演奏が終わった瞬間、仮面を外しはにかんだ笑みを浮かべ、予測のつかない別世界から現実に戻ってきたメンバーを観て、やっとこの不思議で濃厚な夜の終焉を感じることが出来たから。
まぁ、ホントに終電ぎりっぎりで、或る意味、現実も終焉する寸前にはなったけれどww
しかし、現実的終焉を天秤にかけても釣り合う程、実に興味深く面白い“パフォーマンス”であった。
人間、予測のつかない展開の醍醐味ほど、面白いものはないのだよw

 
と、長々と書いた個々のライブ感想も、やっと終焉。
ここまでで、5千字目前。長いよ!無駄に長いよ!
しかし、これだけの長さを綴らざるを得ない、不思議な夜であったのだ。
とても濃い、だが何処まで広がってどれだけ深いか判らない、そんな不確定要素に満ちた夜。
恐らく、今の私が求めているものは、この夜の様な曖昧な輪郭の淵なのだと思う。
勿論、明確な世界も嫌いではない。確固たる輪郭を持ち、その中を緻密に埋める世界の美しさも私は知っている。

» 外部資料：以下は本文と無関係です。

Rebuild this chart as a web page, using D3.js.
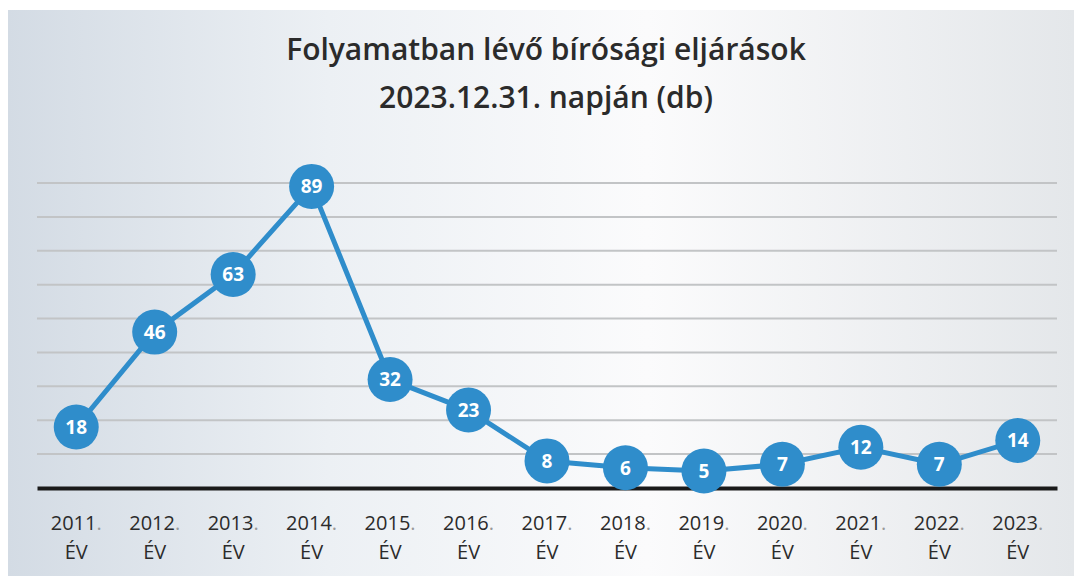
<!DOCTYPE html>
<html>
<head>
<meta charset="utf-8">
<script src="https://cdn.jsdelivr.net/npm/d3@7"></script>
<style>
  body { margin: 0; background: #fff; }
  svg { display: block; }
</style>
</head>
<body>
<svg id="chart" width="1074" height="576"></svg>
<script>
// Data
var years = ["2011", "2012", "2013", "2014", "2015", "2016", "2017", "2018", "2019", "2020", "2021", "2022", "2023"];
var counts = [18, 46, 63, 89, 32, 23, 8, 6, 5, 7, 12, 7, 14];
var gridValues = [10, 20, 30, 40, 50, 60, 70, 80, 90];
var titleLines = ["Folyamatban lévő bírósági eljárások", "2023.12.31. napján (db)"];

var svg = d3.select("#chart");

// scanned paper look: greyish-blue left edge, white middle
var defs = svg.append("defs");
var grad = defs.append("linearGradient").attr("id", "paper");
grad.append("stop").attr("offset", "0%").attr("stop-color", "#d3dbe4");
grad.append("stop").attr("offset", "30%").attr("stop-color", "#ecf0f4");
grad.append("stop").attr("offset", "60%").attr("stop-color", "#fbfbfc");
grad.append("stop").attr("offset", "100%").attr("stop-color", "#e4e7ea");

svg.append("rect")
  .attr("x", 8).attr("y", 10)
  .attr("width", 1066).attr("height", 566)
  .attr("fill", "url(#paper)");

var x = d3.scaleBand().domain(years).range([37, 1057]);
var y = d3.scaleLinear().domain([0, 90]).range([488, 183]);

// title
svg.append("g").selectAll("text")
  .data(titleLines)
  .join("text")
  .attr("x", 546)
  .attr("y", function (d, i) { return 60 + i * 48; })
  .attr("text-anchor", "middle")
  .attr("font-family", "'Open Sans', sans-serif")
  .attr("font-weight", 600)
  .attr("font-size", 30)
  .attr("fill", "#2b2b2b")
  .text(function (d) { return d; });

// horizontal grid
svg.append("g").selectAll("line")
  .data(gridValues)
  .join("line")
  .attr("x1", 37).attr("x2", 1057)
  .attr("y1", function (d) { return y(d); })
  .attr("y2", function (d) { return y(d); })
  .attr("stroke", "#c2c4c6")
  .attr("stroke-width", 2);

// x axis: thick black baseline, two-line labels
var xAxis = svg.append("g")
  .attr("transform", "translate(0," + y(0) + ")")
  .call(d3.axisBottom(x).tickSize(0).tickFormat(""));
xAxis.select(".domain").attr("stroke", "#1a1a1a").attr("stroke-width", 4);

var ticks = xAxis.selectAll(".tick");
ticks.append("text")
  .attr("y", 42)
  .attr("text-anchor", "middle")
  .attr("font-family", "'Open Sans', sans-serif")
  .attr("font-size", 20)
  .attr("fill", "#2b2b2b")
  .html(function (d) { return d + "<tspan fill='#9a9a9a'>.</tspan>"; });
ticks.append("text")
  .attr("y", 71)
  .attr("text-anchor", "middle")
  .attr("font-family", "'Open Sans', sans-serif")
  .attr("font-size", 20)
  .attr("fill", "#2b2b2b")
  .text("ÉV");

var points = years.map(function (yr, i) { return { year: yr, value: counts[i] }; });
var cx = function (d) { return x(d.year) + x.bandwidth() / 2; };

var line = d3.line()
  .x(cx)
  .y(function (d) { return y(d.value); });

svg.append("path")
  .datum(points)
  .attr("d", line)
  .attr("fill", "none")
  .attr("stroke", "#2f8dcb")
  .attr("stroke-width", 5)
  .attr("stroke-linejoin", "round");

var markers = svg.append("g").selectAll("g")
  .data(points)
  .join("g")
  .attr("transform", function (d) { return "translate(" + cx(d) + "," + y(d.value) + ")"; });

markers.append("circle")
  .attr("r", 22.5)
  .attr("fill", "#2f8dcb");

markers.append("text")
  .attr("dy", "0.36em")
  .attr("text-anchor", "middle")
  .attr("font-family", "'Open Sans', sans-serif")
  .attr("font-weight", 700)
  .attr("font-size", 19)
  .attr("fill", "#fff")
  .text(function (d) { return d.value; });
</script>
</body>
</html>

しかし、形も深さも定かでない曖昧だからこそ色々なものが潜み、視える事もある。
光だけでも、闇だけでもなく。豊潤さと、塵芥と。
今欲しいのは、そういう景色。

思えば、ヒソミネに頻繁に通っていた理由は、ここが曖昧な輪郭と溶け込む淵の縁だから。
音が潜み、静かにそして激しく浮き沈みして夜に溶けるから、ヒソミネ。
底が浅いか深いか判らぬその淵へと、それでも私は飛び込みたい。
岩に頭をぶつけるか、深遠に飲み込まれて戻ってこられないにしてもね。
存外、シレっと戻ってくるより、それを望んでいるのかもしれない。

さて、こんな風にして、再びヒソミネの曖昧な輪郭の淵の味を思い出してしまった私は、再び片道2時間半の常連に戻るのでしょうかw

「深淵を覗いている時、深淵もまた等しくこちらを覗いている」

曖昧な輪郭の淵の深さを覗き、覗かれ。
そして、貴方は/私は、どうなっていくのだろうか。